Panicdude wrote:
If you had to think back to your first dead song, that you really explored, and mastered that incorporated a lot of "jerry" mixo solo feel to it and a song that would help me learn a lot, which would it be?




Panicdude wrote:If you had to think back to your first dead song, that you really explored, and mastered that incorporated a lot of "jerry" mixo solo feel to it and a song that would help me learn a lot, which would it be?
vwjodyme wrote:
I was reading the new guitar world and they had a section on country players. basically saying that country guys understood the chord changes and changed their solos with them, while rock guys would know the key and just play a corresponding scale.

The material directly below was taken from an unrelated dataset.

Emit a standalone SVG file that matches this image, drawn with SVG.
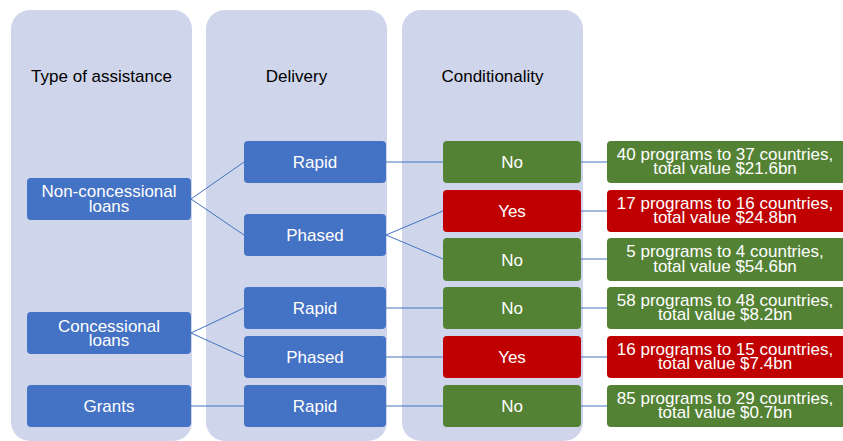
<svg xmlns="http://www.w3.org/2000/svg" width="843" height="441" viewBox="0 0 843 441">
<style>
.panel{fill:#CFD5EA}
.hdr{font-family:"Liberation Sans",Arial,sans-serif;font-size:17px;fill:#000;text-anchor:middle}
.lbl{font-family:"Liberation Sans",Arial,sans-serif;font-size:17px;fill:#fff;text-anchor:middle}
.blue{fill:#4472C4}
.green{fill:#548235}
.red{fill:#C00000}
.conn line{stroke:#4472C4;stroke-width:1}
</style>
<rect width="843" height="441" fill="#fff"/>
<g id="panels">
<rect class="panel" x="11" y="10" width="181" height="431" rx="19"/>
<rect class="panel" x="206" y="10" width="181" height="431" rx="19"/>
<rect class="panel" x="402" y="10" width="181" height="431" rx="19"/>
<text class="hdr" x="101.5" y="82">Type of assistance</text>
<text class="hdr" x="296.5" y="82">Delivery</text>
<text class="hdr" x="492.5" y="82">Conditionality</text>
</g>
<g id="connectors" class="conn">
<line x1="191" y1="199" x2="244" y2="162"/>
<line x1="191" y1="199" x2="244" y2="235"/>
<line x1="191" y1="333" x2="244" y2="308"/>
<line x1="191" y1="333" x2="244" y2="357"/>
<line x1="191" y1="406" x2="244" y2="406"/>
<line x1="386" y1="162" x2="443" y2="162"/>
<line x1="386" y1="235" x2="443" y2="211"/>
<line x1="386" y1="235" x2="443" y2="259"/>
<line x1="386" y1="308" x2="443" y2="308"/>
<line x1="386" y1="357" x2="443" y2="357"/>
<line x1="386" y1="406" x2="443" y2="406"/>
<line x1="581" y1="162" x2="607" y2="162"/>
<line x1="581" y1="211" x2="607" y2="211"/>
<line x1="581" y1="259" x2="607" y2="259"/>
<line x1="581" y1="308" x2="607" y2="308"/>
<line x1="581" y1="357" x2="607" y2="357"/>
<line x1="581" y1="406" x2="607" y2="406"/>
</g>
<g id="n-nonconc"><rect class="blue" x="27" y="178" width="164" height="42" rx="4"/><text class="lbl" x="109" y="197">Non-concessional</text><text class="lbl" x="109" y="211.5">loans</text></g>
<g id="n-conc"><rect class="blue" x="27" y="312" width="164" height="42" rx="4"/><text class="lbl" x="109" y="331.5">Concessional</text><text class="lbl" x="109" y="346">loans</text></g>
<g id="n-grants"><rect class="blue" x="27" y="385" width="164" height="42" rx="4"/><text class="lbl" x="109" y="412">Grants</text></g>
<g id="d-rapid1"><rect class="blue" x="244" y="141" width="142" height="42" rx="4"/><text class="lbl" x="315" y="168">Rapid</text></g>
<g id="d-phased1"><rect class="blue" x="244" y="214" width="142" height="42" rx="4"/><text class="lbl" x="315" y="241">Phased</text></g>
<g id="d-rapid2"><rect class="blue" x="244" y="287" width="142" height="42" rx="4"/><text class="lbl" x="315" y="314">Rapid</text></g>
<g id="d-phased2"><rect class="blue" x="244" y="336" width="142" height="42" rx="4"/><text class="lbl" x="315" y="363">Phased</text></g>
<g id="d-rapid3"><rect class="blue" x="244" y="385" width="142" height="42" rx="4"/><text class="lbl" x="315" y="412">Rapid</text></g>
<g id="c-no1"><rect class="green" x="443" y="141" width="138" height="42" rx="4"/><text class="lbl" x="512" y="168">No</text></g>
<g id="c-yes1"><rect class="red" x="443" y="190" width="138" height="42" rx="4"/><text class="lbl" x="512" y="217">Yes</text></g>
<g id="c-no2"><rect class="green" x="443" y="238" width="138" height="43" rx="4"/><text class="lbl" x="512" y="265.5">No</text></g>
<g id="c-no3"><rect class="green" x="443" y="287" width="138" height="42" rx="4"/><text class="lbl" x="512" y="314">No</text></g>
<g id="c-yes2"><rect class="red" x="443" y="336" width="138" height="42" rx="4"/><text class="lbl" x="512" y="363">Yes</text></g>
<g id="c-no4"><rect class="green" x="443" y="385" width="138" height="42" rx="4"/><text class="lbl" x="512" y="412">No</text></g>
<g id="r1"><rect class="green" x="607" y="141" width="250" height="42" rx="4"/><text class="lbl" x="725" y="159.5">40 programs to 37 countries,</text><text class="lbl" x="725" y="174">total value $21.6bn</text></g>
<g id="r2"><rect class="red" x="607" y="190" width="250" height="42" rx="4"/><text class="lbl" x="725" y="208.5">17 programs to 16 countries,</text><text class="lbl" x="725" y="223">total value $24.8bn</text></g>
<g id="r3"><rect class="green" x="607" y="238" width="250" height="43" rx="4"/><text class="lbl" x="725" y="257">5 programs to 4 countries,</text><text class="lbl" x="725" y="271.5">total value $54.6bn</text></g>
<g id="r4"><rect class="green" x="607" y="287" width="250" height="42" rx="4"/><text class="lbl" x="725" y="305.5">58 programs to 48 countries,</text><text class="lbl" x="725" y="320">total value $8.2bn</text></g>
<g id="r5"><rect class="red" x="607" y="336" width="250" height="42" rx="4"/><text class="lbl" x="725" y="354.5">16 programs to 15 countries,</text><text class="lbl" x="725" y="369">total value $7.4bn</text></g>
<g id="r6"><rect class="green" x="607" y="385" width="250" height="42" rx="4"/><text class="lbl" x="725" y="403.5">85 programs to 29 countries,</text><text class="lbl" x="725" y="418">total value $0.7bn</text></g>
</svg>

So i guess Jerry was a country guy in a rock band...well, a rock/country/bluegrass/folk/psychedelic band




mgbills wrote:Northbound...
I'm confused by your last sentence. If thinking diatonically, I typically think of Mixo as a scale with a flatted 7th, which to me implies a minor 7 chord. Maybe I'm missing that you're directing us to a parent scale played from V to V, which would be correct as well (I think...it is very early on a Monday morning). A flat V (v) chord makes me think Diminished or atypical jazz chords like Ab7b5.
NorthboundRain wrote: Another important thing to remember about Mixolydian is that it implies a Minor V (v) chord. You can use Mixolydian to add a bluesy effect over the I (E) and IV (A) of a Dominant tune (the aforementioned Truckin' jam for example) but unless your V (B) chord is minor (it almost never is) it probably won't sound right.